WHAT TO PRODUCE: Copy everything in the data below exactly except the pictures.
+ + +
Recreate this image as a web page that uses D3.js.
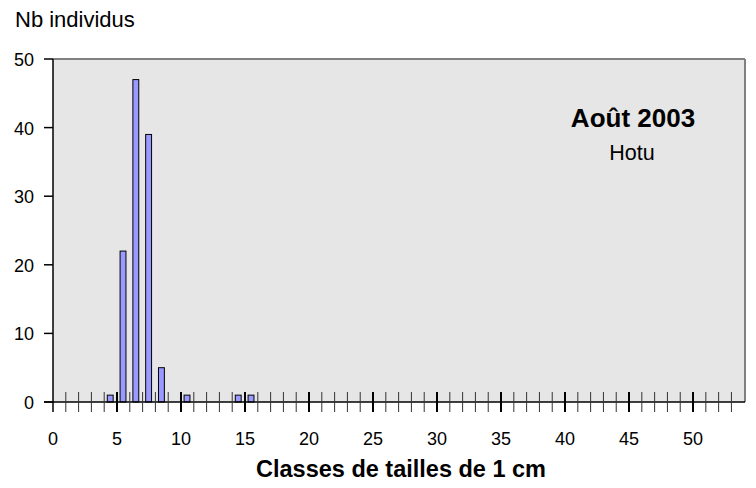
<!DOCTYPE html>
<html><head><meta charset="utf-8">
<script src="https://cdn.jsdelivr.net/npm/d3@7"></script>
<style>body{margin:0;background:#fff;} svg{display:block;font-family:"Liberation Sans",Arial,sans-serif;}</style>
</head><body>
<svg id="c" width="756" height="488"></svg>
<script>
const classes = [4, 5, 6, 7, 8, 10, 14, 15];
const counts  = [1, 22, 47, 39, 5, 1, 1, 1];
const yTicks = [0, 10, 20, 30, 40, 50];
const xLabels = [0, 5, 10, 15, 20, 25, 30, 35, 40, 45, 50];
const title = "Août 2003";
const subtitle = "Hotu";
const yTitle = "Nb individus";
const xTitle = "Classes de tailles de 1 cm";

const svg = d3.select("#c");
const L = 53, R = 745, T = 59, B = 402;
const x = d3.scaleLinear().domain([0, 54.06]).range([L, R]);
const y = d3.scaleLinear().domain([0, 50]).range([B, T]);

svg.append("rect").attr("x", L).attr("y", T).attr("width", R - L).attr("height", B - T).attr("fill", "#e6e6e6");
svg.append("line").attr("x1", L).attr("x2", R).attr("y1", T).attr("y2", T).attr("stroke", "#808080").attr("stroke-width", 2);
svg.append("line").attr("x1", R).attr("x2", R).attr("y1", T).attr("y2", B).attr("stroke", "#808080").attr("stroke-width", 2);

svg.selectAll("rect.bar").data(classes).enter().append("rect").attr("class", "bar")
  .attr("x", (d) => x(d + 0.24)).attr("width", x(0.46) - x(0))
  .attr("y", (d, i) => y(counts[i])).attr("height", (d, i) => B - y(counts[i]))
  .attr("fill", "#9999ff").attr("stroke", "#000").attr("stroke-width", 1);

svg.append("line").attr("x1", L).attr("x2", L).attr("y1", T).attr("y2", B + 10).attr("stroke", "#000").attr("stroke-width", 1.5);
svg.selectAll("line.yt").data(yTicks).enter().append("line")
  .attr("x1", L - 9).attr("x2", L).attr("y1", (d) => y(d)).attr("y2", (d) => y(d)).attr("stroke", "#000").attr("stroke-width", 1.5);
svg.selectAll("text.yl").data(yTicks).enter().append("text")
  .attr("x", 34).attr("y", (d) => y(d) + 7).attr("text-anchor", "end").attr("font-size", 18).text((d) => d);

svg.append("line").attr("x1", L - 9).attr("x2", R).attr("y1", B).attr("y2", B).attr("stroke", "#000").attr("stroke-width", 1.5);
const minor = d3.range(1, 54);
svg.selectAll("line.xm").data(minor).enter().append("line")
  .attr("x1", (d) => x(d)).attr("x2", (d) => x(d)).attr("y1", 392).attr("y2", 412)
  .attr("stroke", (d) => d % 5 === 0 ? "#000" : "#333").attr("stroke-width", (d) => d % 5 === 0 ? 2 : 1);
svg.selectAll("text.xl").data(xLabels).enter().append("text")
  .attr("x", (d) => x(d)).attr("y", 445).attr("text-anchor", "middle").attr("font-size", 18).text((d) => d);

svg.append("text").attr("x", 15).attr("y", 27).attr("font-size", 22).text(yTitle);
svg.append("text").attr("x", 401).attr("y", 477).attr("text-anchor", "middle").attr("font-size", 23.5).attr("font-weight", "bold").text(xTitle);
svg.append("text").attr("x", 633).attr("y", 127).attr("text-anchor", "middle").attr("font-size", 26).attr("font-weight", "bold").text(title);
svg.append("text").attr("x", 632).attr("y", 160).attr("text-anchor", "middle").attr("font-size", 21.5).text(subtitle);
</script>
</body></html>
+ + +
ANSWER TO THE TASK:
Recreate this image as a web page that uses D3.js.
<!DOCTYPE html>
<html><head><meta charset="utf-8">
<script src="https://cdn.jsdelivr.net/npm/d3@7"></script>
<style>body{margin:0;background:#fff;} svg{display:block;font-family:"Liberation Sans",Arial,sans-serif;}</style>
</head><body>
<svg id="c" width="756" height="488"></svg>
<script>
const classes = [4, 5, 6, 7, 8, 10, 14, 15];
const counts  = [1, 22, 47, 39, 5, 1, 1, 1];
const yTicks = [0, 10, 20, 30, 40, 50];
const xLabels = [0, 5, 10, 15, 20, 25, 30, 35, 40, 45, 50];
const title = "Août 2003";
const subtitle = "Hotu";
const yTitle = "Nb individus";
const xTitle = "Classes de tailles de 1 cm";

const svg = d3.select("#c");
const L = 53, R = 745, T = 59, B = 402;
const x = d3.scaleLinear().domain([0, 54.06]).range([L, R]);
const y = d3.scaleLinear().domain([0, 50]).range([B, T]);

svg.append("rect").attr("x", L).attr("y", T).attr("width", R - L).attr("height", B - T).attr("fill", "#e6e6e6");
svg.append("line").attr("x1", L).attr("x2", R).attr("y1", T).attr("y2", T).attr("stroke", "#808080").attr("stroke-width", 2);
svg.append("line").attr("x1", R).attr("x2", R).attr("y1", T).attr("y2", B).attr("stroke", "#808080").attr("stroke-width", 2);

svg.selectAll("rect.bar").data(classes).enter().append("rect").attr("class", "bar")
  .attr("x", (d) => x(d + 0.24)).attr("width", x(0.46) - x(0))
  .attr("y", (d, i) => y(counts[i])).attr("height", (d, i) => B - y(counts[i]))
  .attr("fill", "#9999ff").attr("stroke", "#000").attr("stroke-width", 1);

svg.append("line").attr("x1", L).attr("x2", L).attr("y1", T).attr("y2", B + 10).attr("stroke", "#000").attr("stroke-width", 1.5);
svg.selectAll("line.yt").data(yTicks).enter().append("line")
  .attr("x1", L - 9).attr("x2", L).attr("y1", (d) => y(d)).attr("y2", (d) => y(d)).attr("stroke", "#000").attr("stroke-width", 1.5);
svg.selectAll("text.yl").data(yTicks).enter().append("text")
  .attr("x", 34).attr("y", (d) => y(d) + 7).attr("text-anchor", "end").attr("font-size", 18).text((d) => d);

svg.append("line").attr("x1", L - 9).attr("x2", R).attr("y1", B).attr("y2", B).attr("stroke", "#000").attr("stroke-width", 1.5);
const minor = d3.range(1, 54);
svg.selectAll("line.xm").data(minor).enter().append("line")
  .attr("x1", (d) => x(d)).attr("x2", (d) => x(d)).attr("y1", 392).attr("y2", 412)
  .attr("stroke", (d) => d % 5 === 0 ? "#000" : "#333").attr("stroke-width", (d) => d % 5 === 0 ? 2 : 1);
svg.selectAll("text.xl").data(xLabels).enter().append("text")
  .attr("x", (d) => x(d)).attr("y", 445).attr("text-anchor", "middle").attr("font-size", 18).text((d) => d);

svg.append("text").attr("x", 15).attr("y", 27).attr("font-size", 22).text(yTitle);
svg.append("text").attr("x", 401).attr("y", 477).attr("text-anchor", "middle").attr("font-size", 23.5).attr("font-weight", "bold").text(xTitle);
svg.append("text").attr("x", 633).attr("y", 127).attr("text-anchor", "middle").attr("font-size", 26).attr("font-weight", "bold").text(title);
svg.append("text").attr("x", 632).attr("y", 160).attr("text-anchor", "middle").attr("font-size", 21.5).text(subtitle);
</script>
</body></html>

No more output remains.